=== EXTRACTED RECORDS ===
╔══

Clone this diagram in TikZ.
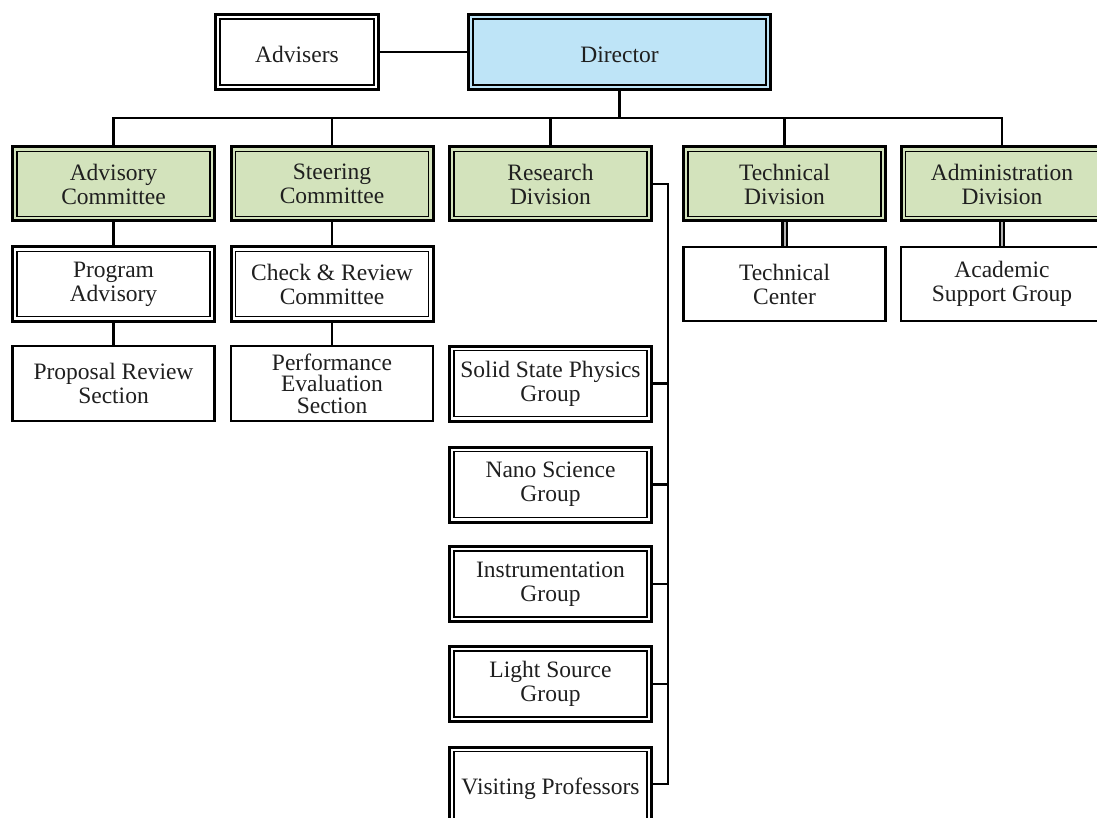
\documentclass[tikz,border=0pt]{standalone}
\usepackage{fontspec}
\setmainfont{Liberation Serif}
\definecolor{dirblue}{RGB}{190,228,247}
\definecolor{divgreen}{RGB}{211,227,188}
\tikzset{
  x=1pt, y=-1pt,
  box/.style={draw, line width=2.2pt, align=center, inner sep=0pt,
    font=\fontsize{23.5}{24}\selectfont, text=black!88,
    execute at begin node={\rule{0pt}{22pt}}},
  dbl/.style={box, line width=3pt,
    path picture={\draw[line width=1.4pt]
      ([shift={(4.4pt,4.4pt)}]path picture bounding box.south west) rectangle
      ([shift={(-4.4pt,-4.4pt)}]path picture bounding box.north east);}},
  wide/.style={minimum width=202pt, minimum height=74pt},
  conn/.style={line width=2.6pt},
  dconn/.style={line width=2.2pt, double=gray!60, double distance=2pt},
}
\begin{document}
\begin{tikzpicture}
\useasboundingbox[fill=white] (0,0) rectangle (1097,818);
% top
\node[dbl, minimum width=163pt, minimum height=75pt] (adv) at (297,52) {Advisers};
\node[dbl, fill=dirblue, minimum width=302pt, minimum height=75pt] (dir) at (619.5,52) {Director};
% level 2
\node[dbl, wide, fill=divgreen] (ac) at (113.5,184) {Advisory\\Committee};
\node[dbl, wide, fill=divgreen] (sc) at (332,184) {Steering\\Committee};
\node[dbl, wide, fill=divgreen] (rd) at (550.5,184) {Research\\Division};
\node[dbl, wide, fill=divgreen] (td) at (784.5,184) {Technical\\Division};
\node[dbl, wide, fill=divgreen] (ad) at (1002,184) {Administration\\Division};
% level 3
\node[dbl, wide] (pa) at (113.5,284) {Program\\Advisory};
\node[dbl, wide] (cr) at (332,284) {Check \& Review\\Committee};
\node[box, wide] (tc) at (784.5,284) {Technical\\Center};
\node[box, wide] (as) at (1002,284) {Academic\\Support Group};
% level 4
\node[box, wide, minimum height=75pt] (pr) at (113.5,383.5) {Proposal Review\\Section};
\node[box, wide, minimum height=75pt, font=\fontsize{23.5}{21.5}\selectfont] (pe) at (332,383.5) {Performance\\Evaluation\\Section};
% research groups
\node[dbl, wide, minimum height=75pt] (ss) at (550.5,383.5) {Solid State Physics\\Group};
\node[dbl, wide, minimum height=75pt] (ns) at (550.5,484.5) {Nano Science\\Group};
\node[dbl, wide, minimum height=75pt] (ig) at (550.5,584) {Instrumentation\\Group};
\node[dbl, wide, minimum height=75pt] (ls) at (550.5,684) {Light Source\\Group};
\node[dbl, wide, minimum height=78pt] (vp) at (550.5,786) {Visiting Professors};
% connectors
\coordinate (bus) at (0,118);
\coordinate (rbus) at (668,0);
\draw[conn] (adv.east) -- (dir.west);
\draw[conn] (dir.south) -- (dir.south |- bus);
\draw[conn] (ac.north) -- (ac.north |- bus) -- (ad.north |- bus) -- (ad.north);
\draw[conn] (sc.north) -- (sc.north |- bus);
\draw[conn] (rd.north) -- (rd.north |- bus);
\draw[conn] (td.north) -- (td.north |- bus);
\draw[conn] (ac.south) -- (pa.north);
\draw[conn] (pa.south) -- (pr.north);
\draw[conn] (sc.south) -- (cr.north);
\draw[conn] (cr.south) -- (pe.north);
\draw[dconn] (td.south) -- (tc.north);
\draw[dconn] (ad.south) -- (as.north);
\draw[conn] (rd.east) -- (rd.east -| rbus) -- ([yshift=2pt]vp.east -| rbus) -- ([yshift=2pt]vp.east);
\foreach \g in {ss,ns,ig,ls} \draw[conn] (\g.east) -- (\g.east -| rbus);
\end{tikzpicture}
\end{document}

╚══
╔══

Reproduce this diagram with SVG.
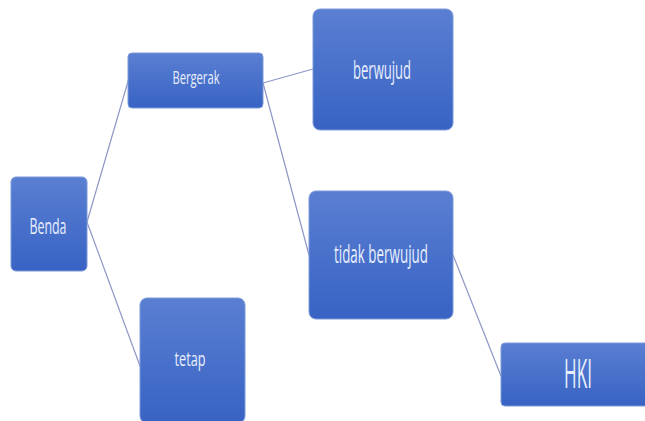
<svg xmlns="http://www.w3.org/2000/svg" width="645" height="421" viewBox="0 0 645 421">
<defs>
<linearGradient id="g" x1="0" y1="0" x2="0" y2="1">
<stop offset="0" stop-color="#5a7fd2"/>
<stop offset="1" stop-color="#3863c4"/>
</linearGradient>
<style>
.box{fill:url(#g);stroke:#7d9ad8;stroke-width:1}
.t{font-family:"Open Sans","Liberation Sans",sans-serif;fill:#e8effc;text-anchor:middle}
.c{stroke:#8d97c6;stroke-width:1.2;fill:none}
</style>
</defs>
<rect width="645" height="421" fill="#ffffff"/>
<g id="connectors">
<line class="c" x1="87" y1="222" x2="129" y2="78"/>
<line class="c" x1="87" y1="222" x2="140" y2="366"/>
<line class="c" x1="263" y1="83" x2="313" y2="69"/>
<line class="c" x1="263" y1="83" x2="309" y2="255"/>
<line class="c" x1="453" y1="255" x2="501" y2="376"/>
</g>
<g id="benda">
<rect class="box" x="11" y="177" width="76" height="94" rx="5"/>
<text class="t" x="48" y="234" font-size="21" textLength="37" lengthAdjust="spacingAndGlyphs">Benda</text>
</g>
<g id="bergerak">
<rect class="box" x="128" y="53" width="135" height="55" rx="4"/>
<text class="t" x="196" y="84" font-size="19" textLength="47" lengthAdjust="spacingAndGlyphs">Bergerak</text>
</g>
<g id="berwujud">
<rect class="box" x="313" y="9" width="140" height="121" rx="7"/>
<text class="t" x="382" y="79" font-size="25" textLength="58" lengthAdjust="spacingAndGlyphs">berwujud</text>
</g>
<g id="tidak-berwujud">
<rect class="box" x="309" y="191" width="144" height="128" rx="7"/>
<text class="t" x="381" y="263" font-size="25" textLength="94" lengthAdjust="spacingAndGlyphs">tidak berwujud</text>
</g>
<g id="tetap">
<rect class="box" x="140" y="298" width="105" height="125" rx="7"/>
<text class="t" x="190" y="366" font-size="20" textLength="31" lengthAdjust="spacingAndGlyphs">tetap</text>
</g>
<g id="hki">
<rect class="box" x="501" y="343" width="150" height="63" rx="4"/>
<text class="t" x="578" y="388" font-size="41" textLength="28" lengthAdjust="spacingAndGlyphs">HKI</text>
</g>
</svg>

╚══
╔══

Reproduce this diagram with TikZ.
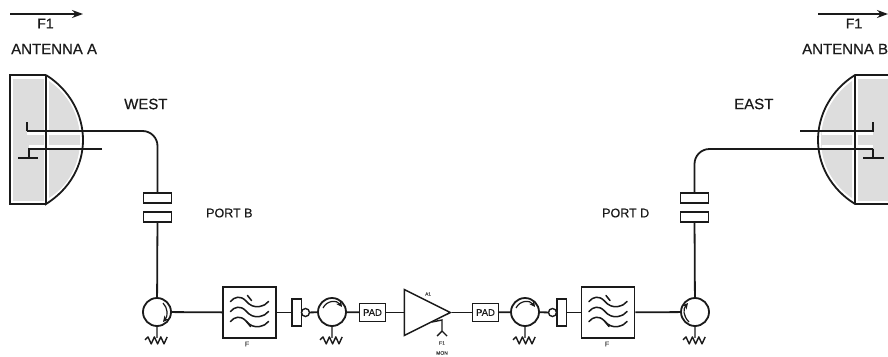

╚══

=== REQUIRED WORK ===
Return all lines containing "Reproduce".

=== RESPONSE FOR THIS EXERCISE ===
Reproduce this diagram with SVG.
Reproduce this diagram with TikZ.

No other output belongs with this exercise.